[START Data extract]

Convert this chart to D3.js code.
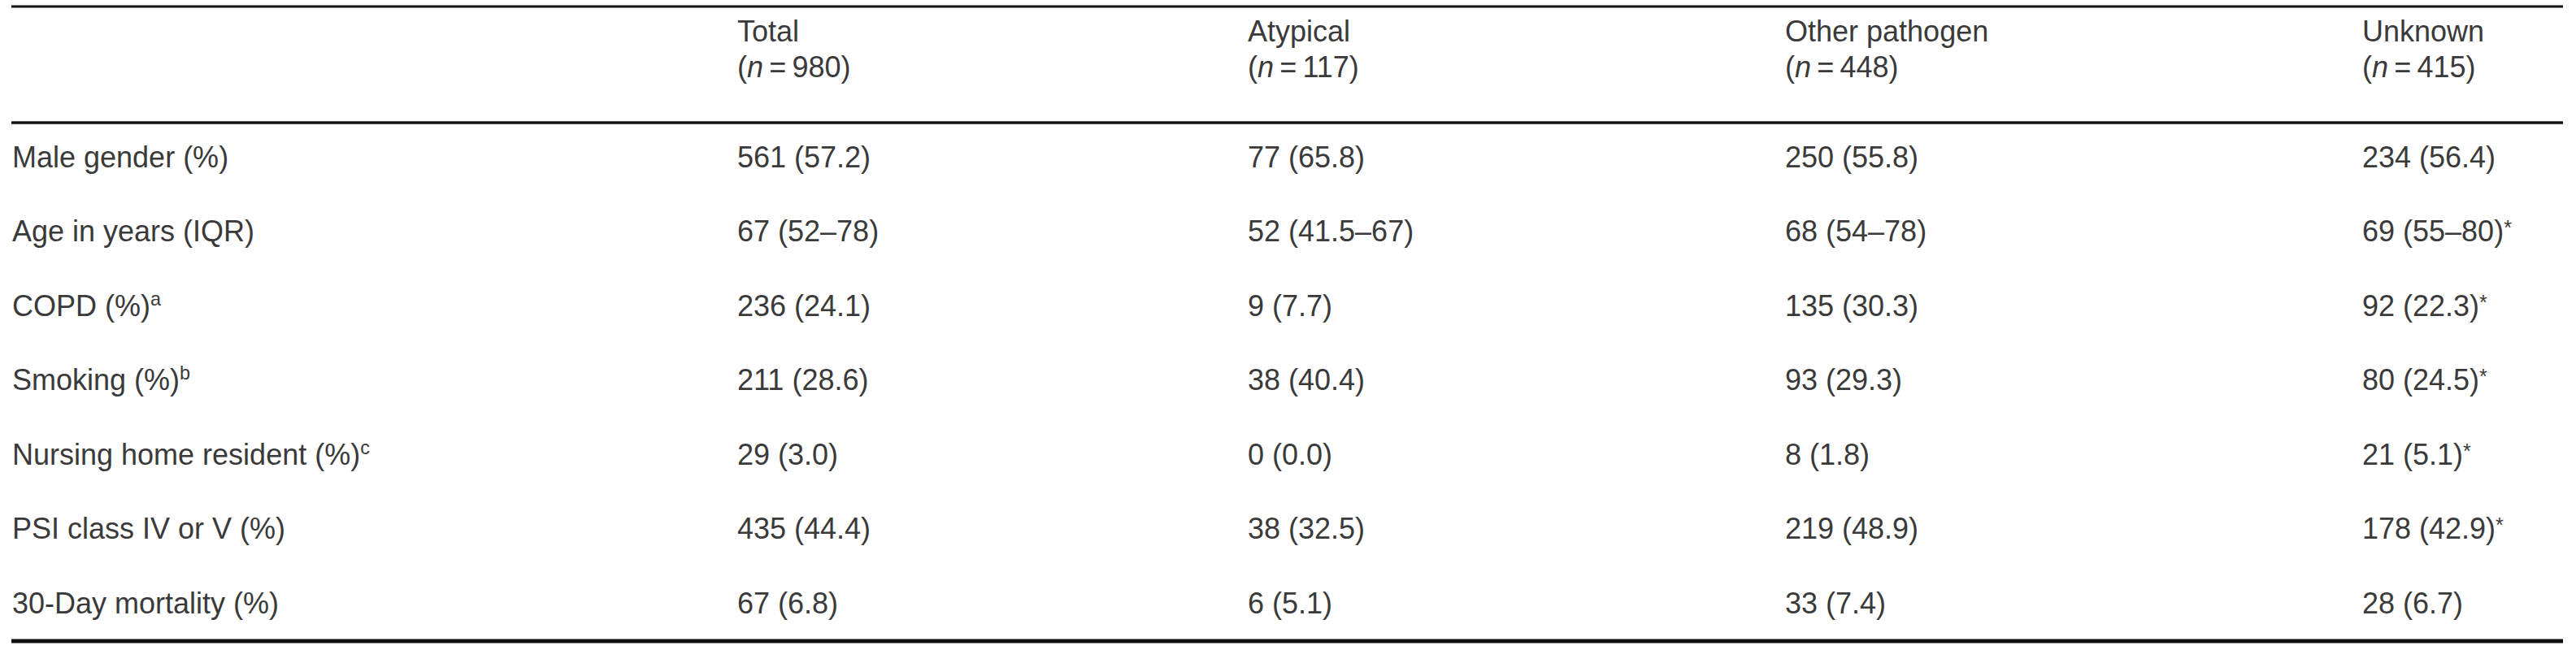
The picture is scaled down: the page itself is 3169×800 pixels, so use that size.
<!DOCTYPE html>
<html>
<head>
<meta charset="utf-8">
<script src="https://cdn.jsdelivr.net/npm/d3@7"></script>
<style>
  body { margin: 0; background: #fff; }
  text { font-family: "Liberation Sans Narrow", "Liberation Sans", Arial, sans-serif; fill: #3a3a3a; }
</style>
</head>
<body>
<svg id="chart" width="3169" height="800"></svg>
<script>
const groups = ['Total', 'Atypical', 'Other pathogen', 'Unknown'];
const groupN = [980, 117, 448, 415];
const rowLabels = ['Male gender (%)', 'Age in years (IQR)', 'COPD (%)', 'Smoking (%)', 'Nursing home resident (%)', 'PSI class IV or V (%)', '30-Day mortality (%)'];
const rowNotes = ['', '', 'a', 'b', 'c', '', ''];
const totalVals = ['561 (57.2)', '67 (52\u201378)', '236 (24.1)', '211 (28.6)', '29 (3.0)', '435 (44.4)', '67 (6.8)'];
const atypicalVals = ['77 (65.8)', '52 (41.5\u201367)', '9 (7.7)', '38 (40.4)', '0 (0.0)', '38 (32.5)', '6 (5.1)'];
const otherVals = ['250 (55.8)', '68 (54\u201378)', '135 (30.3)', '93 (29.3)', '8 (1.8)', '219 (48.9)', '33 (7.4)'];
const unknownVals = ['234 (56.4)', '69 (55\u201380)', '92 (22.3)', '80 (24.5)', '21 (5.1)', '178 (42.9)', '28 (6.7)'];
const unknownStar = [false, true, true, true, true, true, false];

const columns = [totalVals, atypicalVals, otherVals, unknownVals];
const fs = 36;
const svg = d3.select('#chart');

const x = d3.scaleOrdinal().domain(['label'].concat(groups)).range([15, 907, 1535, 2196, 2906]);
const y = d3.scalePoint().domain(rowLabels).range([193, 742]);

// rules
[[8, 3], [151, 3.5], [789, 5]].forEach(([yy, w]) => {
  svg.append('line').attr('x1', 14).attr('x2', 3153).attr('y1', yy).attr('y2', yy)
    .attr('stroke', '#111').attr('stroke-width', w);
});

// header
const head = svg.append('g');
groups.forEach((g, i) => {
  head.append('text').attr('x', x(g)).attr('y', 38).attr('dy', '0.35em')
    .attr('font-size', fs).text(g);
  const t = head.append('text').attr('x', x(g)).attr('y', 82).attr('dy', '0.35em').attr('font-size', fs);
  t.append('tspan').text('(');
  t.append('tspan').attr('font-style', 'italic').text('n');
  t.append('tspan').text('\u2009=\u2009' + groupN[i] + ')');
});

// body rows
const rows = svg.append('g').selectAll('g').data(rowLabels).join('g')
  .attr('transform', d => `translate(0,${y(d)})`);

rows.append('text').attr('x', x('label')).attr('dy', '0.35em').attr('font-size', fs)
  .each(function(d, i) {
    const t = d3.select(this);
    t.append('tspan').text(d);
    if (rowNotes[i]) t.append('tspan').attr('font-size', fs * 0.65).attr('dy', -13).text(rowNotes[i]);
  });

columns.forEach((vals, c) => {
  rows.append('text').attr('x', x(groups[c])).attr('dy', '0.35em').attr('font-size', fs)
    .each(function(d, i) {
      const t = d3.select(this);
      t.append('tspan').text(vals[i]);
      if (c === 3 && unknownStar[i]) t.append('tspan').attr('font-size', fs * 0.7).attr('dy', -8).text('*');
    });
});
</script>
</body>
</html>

[END Data extract]

Instruction. Restate exactly, please, only the lines between the start of the data and the line containing "const svg = d3.select('#chart');", both ends included, skipping the pictures.

Task solution.
Convert this chart to D3.js code.
The picture is scaled down: the page itself is 3169×800 pixels, so use that size.
<!DOCTYPE html>
<html>
<head>
<meta charset="utf-8">
<script src="https://cdn.jsdelivr.net/npm/d3@7"></script>
<style>
  body { margin: 0; background: #fff; }
  text { font-family: "Liberation Sans Narrow", "Liberation Sans", Arial, sans-serif; fill: #3a3a3a; }
</style>
</head>
<body>
<svg id="chart" width="3169" height="800"></svg>
<script>
const groups = ['Total', 'Atypical', 'Other pathogen', 'Unknown'];
const groupN = [980, 117, 448, 415];
const rowLabels = ['Male gender (%)', 'Age in years (IQR)', 'COPD (%)', 'Smoking (%)', 'Nursing home resident (%)', 'PSI class IV or V (%)', '30-Day mortality (%)'];
const rowNotes = ['', '', 'a', 'b', 'c', '', ''];
const totalVals = ['561 (57.2)', '67 (52\u201378)', '236 (24.1)', '211 (28.6)', '29 (3.0)', '435 (44.4)', '67 (6.8)'];
const atypicalVals = ['77 (65.8)', '52 (41.5\u201367)', '9 (7.7)', '38 (40.4)', '0 (0.0)', '38 (32.5)', '6 (5.1)'];
const otherVals = ['250 (55.8)', '68 (54\u201378)', '135 (30.3)', '93 (29.3)', '8 (1.8)', '219 (48.9)', '33 (7.4)'];
const unknownVals = ['234 (56.4)', '69 (55\u201380)', '92 (22.3)', '80 (24.5)', '21 (5.1)', '178 (42.9)', '28 (6.7)'];
const unknownStar = [false, true, true, true, true, true, false];

const columns = [totalVals, atypicalVals, otherVals, unknownVals];
const fs = 36;
const svg = d3.select('#chart');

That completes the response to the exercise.